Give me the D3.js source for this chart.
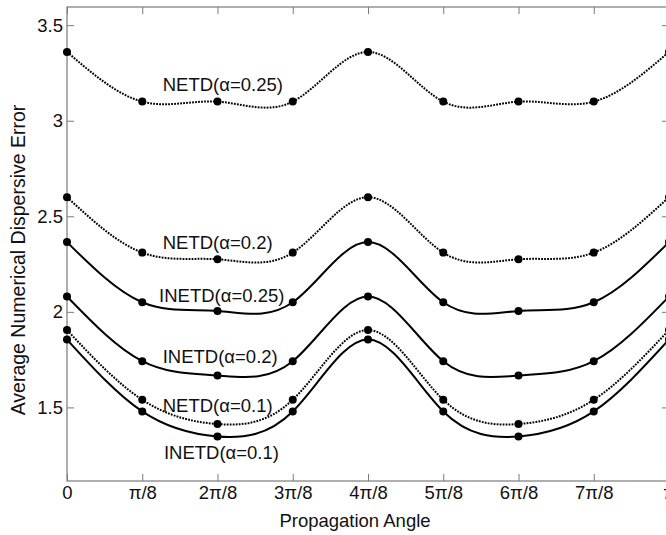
<!DOCTYPE html>
<html>
<head>
<meta charset="utf-8">
<script src="https://cdn.jsdelivr.net/npm/d3@7"></script>
<style>
  body { margin: 0; background: #fff; }
  svg { display: block; font-family: "Liberation Sans", Arial, sans-serif; }
</style>
</head>
<body>
<div id="app"></div>
<script>
const PI = Math.PI;

// propagation angles (rad) and their tick labels
const angles = [0, PI / 8, 2 * PI / 8, 3 * PI / 8, 4 * PI / 8, 5 * PI / 8, 6 * PI / 8, 7 * PI / 8, PI];
const angleLabels = ['0', 'π/8', '2π/8', '3π/8', '4π/8', '5π/8', '6π/8', '7π/8', 'π'];
const errTicks = [1.5, 2, 2.5, 3, 3.5];

// average numerical dispersive error
const netd025 = [3.36, 3.10, 3.10, 3.10, 3.36, 3.10, 3.10, 3.10, 3.36];
const netd02 = [2.60, 2.31, 2.275, 2.31, 2.60, 2.31, 2.275, 2.31, 2.60];
const inetd025 = [2.365, 2.05, 2.005, 2.05, 2.365, 2.05, 2.005, 2.05, 2.365];
const inetd02 = [2.08, 1.742, 1.667, 1.742, 2.08, 1.742, 1.667, 1.742, 2.08];
const netd01 = [1.905, 1.54, 1.413, 1.54, 1.905, 1.54, 1.413, 1.54, 1.905];
const inetd01 = [1.855, 1.479, 1.348, 1.479, 1.855, 1.479, 1.348, 1.479, 1.855];

const seriesNames = ['NETD(α=0.25)', 'NETD(α=0.2)', 'INETD(α=0.25)', 'INETD(α=0.2)', 'NETD(α=0.1)', 'INETD(α=0.1)'];
const seriesValues = [netd025, netd02, inetd025, inetd02, netd01, inetd01];

const svg = d3.select('#app').append('svg')
  .attr('width', 666)
  .attr('height', 535);

const margin = { top: 7, right: -3, bottom: 54, left: 67 };
const width = +svg.attr('width') - margin.left - margin.right;
const height = +svg.attr('height') - margin.top - margin.bottom;

const g = svg.append('g')
  .attr('transform', `translate(${margin.left},${margin.top})`);

const x = d3.scaleLinear().domain([0, PI]).range([0, width]);
const y = d3.scaleLinear().domain([1.115, 3.595]).range([height, 0]);

const axisColor = '#7a7a7a';
const fontSize = 18.5;

function styleAxis(sel) {
  sel.select('.domain').remove();
  sel.selectAll('.tick line').attr('stroke', axisColor).attr('stroke-width', 1);
  sel.selectAll('.tick text')
    .attr('fill', '#111')
    .attr('font-size', fontSize)
    .attr('font-family', '"Liberation Sans", Arial, sans-serif');
}

g.append('g')
  .attr('transform', `translate(0,${height})`)
  .call(d3.axisBottom(x).tickValues(angles)
    .tickFormat((d, i) => angleLabels[i])
    .tickSizeInner(-7).tickSizeOuter(0).tickPadding(5))
  .call(styleAxis);

g.append('g')
  .call(d3.axisTop(x).tickValues(angles).tickFormat('')
    .tickSizeInner(-7).tickSizeOuter(0))
  .call(styleAxis);

g.append('g')
  .call(d3.axisLeft(y).tickValues(errTicks)
    .tickFormat(d3.format('~g'))
    .tickSizeInner(-7).tickSizeOuter(0).tickPadding(4))
  .call(styleAxis);

g.append('g')
  .attr('transform', `translate(${width},0)`)
  .call(d3.axisRight(y).tickValues(errTicks).tickFormat('')
    .tickSizeInner(-7).tickSizeOuter(0))
  .call(styleAxis);

// box
g.append('rect')
  .attr('width', width)
  .attr('height', height)
  .attr('fill', 'none')
  .attr('stroke', axisColor)
  .attr('stroke-width', 1.2);

const line = d3.line()
  .x((d, i) => x(angles[i]))
  .y(d => y(d))
  .curve(d3.curveNatural);

const series = seriesNames.map((name, k) => ({
  name,
  values: seriesValues[k],
  dotted: name.startsWith('NETD')
}));

const serie = g.selectAll('.serie')
  .data(series)
  .enter().append('g')
    .attr('class', 'serie');

serie.append('path')
  .attr('d', d => line(d.values))
  .attr('fill', 'none')
  .attr('stroke', '#000')
  .attr('stroke-width', d => d.dotted ? 2 : 2)
  .attr('stroke-dasharray', d => d.dotted ? '1.8,1.2' : null);

serie.selectAll('circle')
  .data(d => d.values)
  .enter().append('circle')
    .attr('cx', (d, i) => x(angles[i]))
    .attr('cy', d => y(d))
    .attr('r', 4)
    .attr('fill', '#000');

// curve labels, anchored in data units (angle / pi, error)
const labelAt = [[0.159, 3.155], [0.159, 2.329], [0.153, 2.049], [0.159, 1.732], [0.159, 1.476], [0.161, 1.230]];

g.selectAll('.curve-label')
  .data(series)
  .enter().append('text')
    .attr('class', 'curve-label')
    .attr('x', (d, i) => x(labelAt[i][0] * PI))
    .attr('y', (d, i) => y(labelAt[i][1]))
    .attr('font-size', fontSize)
    .attr('fill', '#111')
    .text(d => d.name);

svg.append('text')
  .attr('x', 355)
  .attr('y', 527)
  .attr('text-anchor', 'middle')
  .attr('font-size', fontSize)
  .attr('fill', '#111')
  .text('Propagation Angle');

svg.append('text')
  .attr('transform', `translate(25,${margin.top + height / 2 + 16}) rotate(-90)`)
  .attr('text-anchor', 'middle')
  .attr('font-size', 19.5)
  .attr('fill', '#111')
  .text('Average Numerical Dispersive Error');
</script>
</body>
</html>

→ What you are asked to do
Repeat the listing above up to and including the line with "const errTicks = [1.5, 2, 2.5, 3, 3.5];", starting from its first line. Drop any pictures.

→ Result
Give me the D3.js source for this chart.
<!DOCTYPE html>
<html>
<head>
<meta charset="utf-8">
<script src="https://cdn.jsdelivr.net/npm/d3@7"></script>
<style>
  body { margin: 0; background: #fff; }
  svg { display: block; font-family: "Liberation Sans", Arial, sans-serif; }
</style>
</head>
<body>
<div id="app"></div>
<script>
const PI = Math.PI;

// propagation angles (rad) and their tick labels
const angles = [0, PI / 8, 2 * PI / 8, 3 * PI / 8, 4 * PI / 8, 5 * PI / 8, 6 * PI / 8, 7 * PI / 8, PI];
const angleLabels = ['0', 'π/8', '2π/8', '3π/8', '4π/8', '5π/8', '6π/8', '7π/8', 'π'];
const errTicks = [1.5, 2, 2.5, 3, 3.5];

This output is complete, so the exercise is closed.